Exploring BC’s Potential for Mine Waste and Cleantech to Support a Circular Economy
Foresight Canada partnered with Geoscience BC, Arca, and New Gold to fund a desktop study by Purple Rock examining BC’s readiness to recover value from mine waste. The study leveraged existing provincial assets (mills, clean power, infrastructure, and skilled labour) to produce a detailed map of waste rock and tailings. This tool supports cleantech adoption in mining, positions BC to supply critical minerals to global markets, and advances reconciliation through sustainable economic development.
Access Purple Rock’s mine waste and tailings report and data.
Turning Waste into Opportunity
Canada has the potential to be a global leader in the responsible supply of critical minerals—the building blocks essential for clean energy, defence, and advanced manufacturing supply chains. However, experts warn that future supply may not keep pace with rapidly growing demand. For several critical minerals, especially copper and lithium, the International Energy Agency anticipates that mine supply from announced projects is expected to meet only about 70% of copper demand and 50% of lithium demand by 2030.
Canada faces similar challenges, requiring an estimated $30 billion in new domestic investment over the next 15 years, while global demand would require approximately $65 billion in Canadian investment over the same period. Reflecting this urgency, the federal government’s 2025 Budget positions critical minerals as a cornerstone of Canada’s Climate Competitiveness Strategy, introducing new investments, tax incentives, and partnerships to accelerate exploration, processing, and recycling.
An emerging opportunity lies in mine waste. Materials historically considered uneconomic to process are increasingly recognized as sources of untapped critical minerals at both legacy and active mine sites. Reprocessing waste rock and tailings offers clear environmental and economic benefits: existing materials are already pre-crushed, allowing operators to avoid energy-intensive comminution, which accounts for a significant share of mining energy use, while also reducing the need for new greenfield development and associated land disturbance.
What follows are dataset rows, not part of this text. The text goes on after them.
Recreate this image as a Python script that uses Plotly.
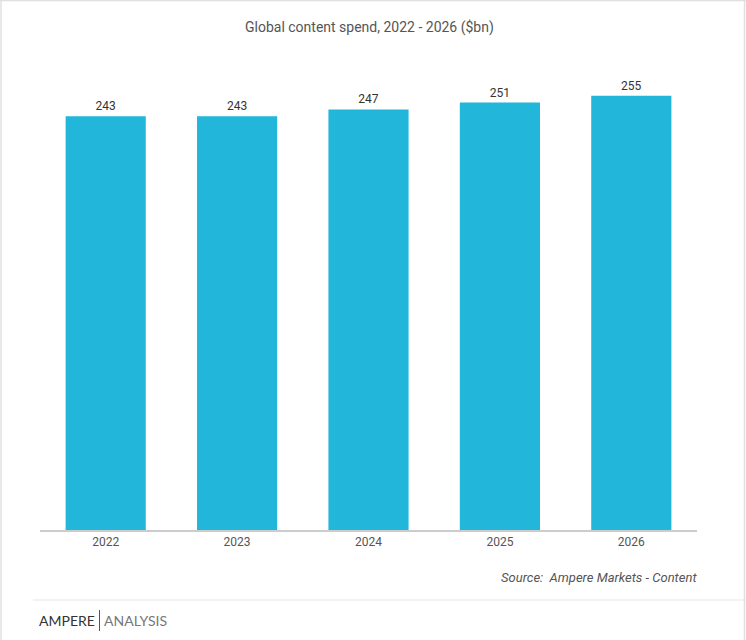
import plotly.graph_objects as go

years = ["2022", "2023", "2024", "2025", "2026"]
spend = [243, 243, 247, 251, 255]

W, H = 746, 640
def px(x): return x / W
def py(y): return 1 - y / H

fig = go.Figure()
fig.add_trace(go.Bar(
    x=years, y=spend, marker=dict(color="#22B6DB", line=dict(width=0)),
    text=[str(v) for v in spend], textposition="outside",
    textfont=dict(family="Roboto", size=12, color="#333333"),
    cliponaxis=False, hoverinfo="skip",
))

fig.update_layout(
    width=W, height=H, margin=dict(l=0, r=0, t=0, b=0),
    paper_bgcolor="white", plot_bgcolor="white",
    showlegend=False, bargap=0.39,
    font=dict(family="Roboto", color="#555555"),
    xaxis=dict(domain=[px(40), px(697)], showgrid=False, zeroline=False,
               showline=True, linecolor="#cccccc", linewidth=1.5,
               ticks="", tickfont=dict(family="Roboto", size=12, color="#555555")),
    yaxis=dict(domain=[py(530), py(60)], range=[0, 276], visible=False),
)

def note(text, x, y, size, color, family="Roboto", xanchor="center"):
    fig.add_annotation(text=text, x=px(x), y=py(y), xref="paper", yref="paper",
                       showarrow=False, xanchor=xanchor, yanchor="middle",
                       font=dict(family=family, size=size, color=color))

note("Global content spend, 2022 - 2026 ($bn)", 369, 27, 14, "#555555")
note("<i>Source:  Ampere Markets - Content</i>", 699, 577, 13, "#555555", xanchor="right")
note("AMPERE", 37, 620, 14, "#333333", family="Lato", xanchor="left")
note("ANALYSIS", 102, 620, 14, "#777777", family="Lato", xanchor="left")

shapes = [
    dict(type="line", x0=px(33), x1=px(746), y0=py(600), y1=py(600), line=dict(color="#eeeeee", width=1.5)),
    dict(type="line", x0=px(99.5), x1=px(99.5), y0=py(610), y1=py(631), line=dict(color="#555555", width=1)),
    dict(type="line", x0=0, x1=1, y0=py(0.5), y1=py(0.5), line=dict(color="#e0e0e0", width=1.5)),
    dict(type="line", x0=px(1), x1=px(1), y0=0, y1=1, line=dict(color="#e0e0e0", width=1.5)),
    dict(type="line", x0=px(744.5), x1=px(744.5), y0=0, y1=1, line=dict(color="#e0e0e0", width=1.5)),
]
for s in shapes:
    s.update(xref="paper", yref="paper")
fig.update_layout(shapes=shapes)

fig.write_html("out.html", config={"displayModeBar": False},
               post_script="document.body.style.margin='0';document.body.style.overflow='hidden';")
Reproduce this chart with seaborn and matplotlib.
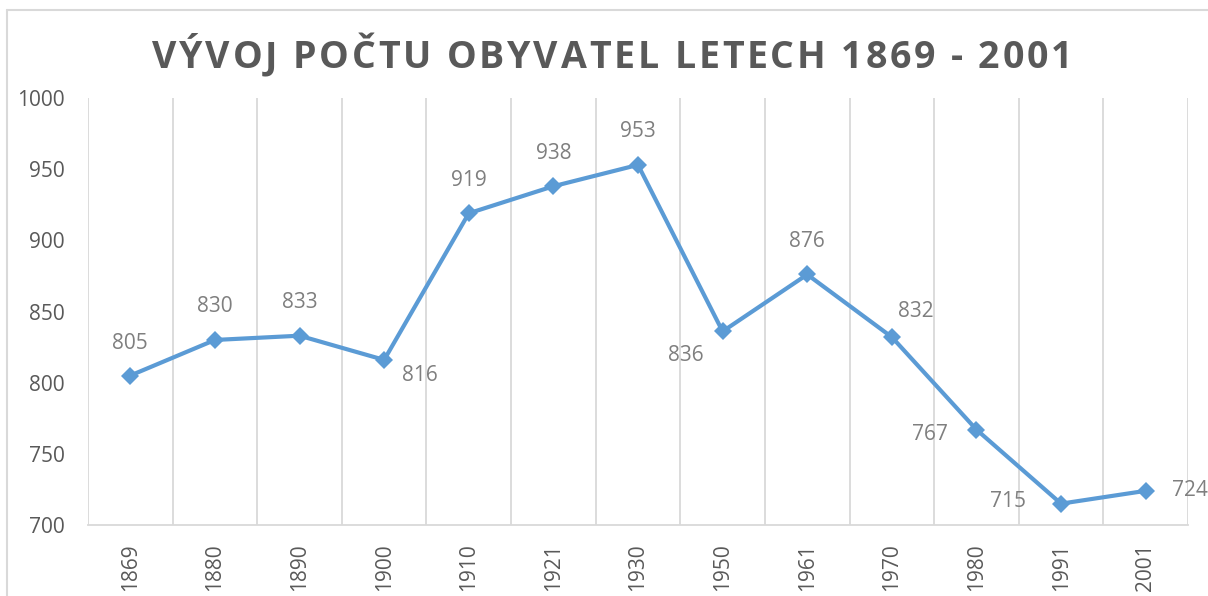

This “waste-to-opportunity” approach has gained momentum globally and domestically. Internationally, companies such as Rio Tinto are investing in research to reprocess legacy mine waste. In Canada, initiatives such as Exterra in Quebec are focused on extracting valuable metals from asbestos tailings. At the federal level, Natural Resources Canada’s Mining Value from Waste Initiative is advancing methods to recover critical minerals from legacy and active mine sites while reducing environmental risks. The Critical Minerals Research, Development and Demonstration Program has allocated CAD $246.3 million since 2021 to advance processing technologies and innovative recovery methods. This funding supports tangible results, including tailings-recovery projects in Ontario that successfully extract battery-grade metals. Together with broader value-chain investments, these initiatives underscore strong and growing federal momentum behind waste-to-value strategies.
How BC is Well-Equipped
BC’s mining sector, along with existing mills, clean power, transportation, and innovators, is well-positioned to lead under this national strategy. By aligning with federal initiatives, BC can create economic, environmental, and societal benefits while strengthening Canada’s critical minerals supply chain.
Understanding the location and composition of mine waste piles in BC is the essential first step for these recovery efforts, along with a solid understanding of the existing power and transportation infrastructure and the social and physical access to the piles.
The Transforming Waste Rock report leverages BC’s existing assets and socio-economic context to outline and support this opportunity, including:
- Smelters & Mills: Key operations include Rio Tinto Alcan’s aluminum smelter in Kitimat, Teck Resources’ Trail zinc and lead smelter, and Nicola Mining’s Merritt Mill for third-party gold and silver processing.
- Clean Power: BC has 121 Independent Power Producers generating energy from biogas, biomass, hydro, solar, wind, and other clean sources.
- Transportation: Efficient logistics are crucial for moving mined and refined products. Challenges such as port and rail congestion and limited road infrastructure highlight the need for improvements, including upgrades like the Northwest BC Highway Corridor.
- Labour: BC offers diverse pathways for mining careers, though challenges include an aging workforce, low youth worker enrollment, and underrepresentation of women and minorities.
- Mineral Innovators: BC is home to companies advancing mineral processing, waste reclamation, and water management technologies.

Recommendations
- Advocate for mining organizations to allocate funding for mine waste studies to better understand the composition and grade of waste mine piles. Leveraging existing exploration funding can help assess the feasibility of processing these waste piles.
- Investigate Indigenous communities near “heat-mapped” clusters of mine waste piles of interest to explore the potential for co-development of a mine waste processing project, which may be of importance to them in addressing their concerns.
- Research in greater detail which current mining operations with mills would be candidates for additional mine waste processing.
- Research specific requirements needed for mining innovators to apply their technologies to the processing of mine waste in order to better understand the conditions and needs for application.
- Further explore GIS data and develop data layers that allow users to navigate information such as power availability and transportation infrastructure in relation to neighbouring waste rock piles.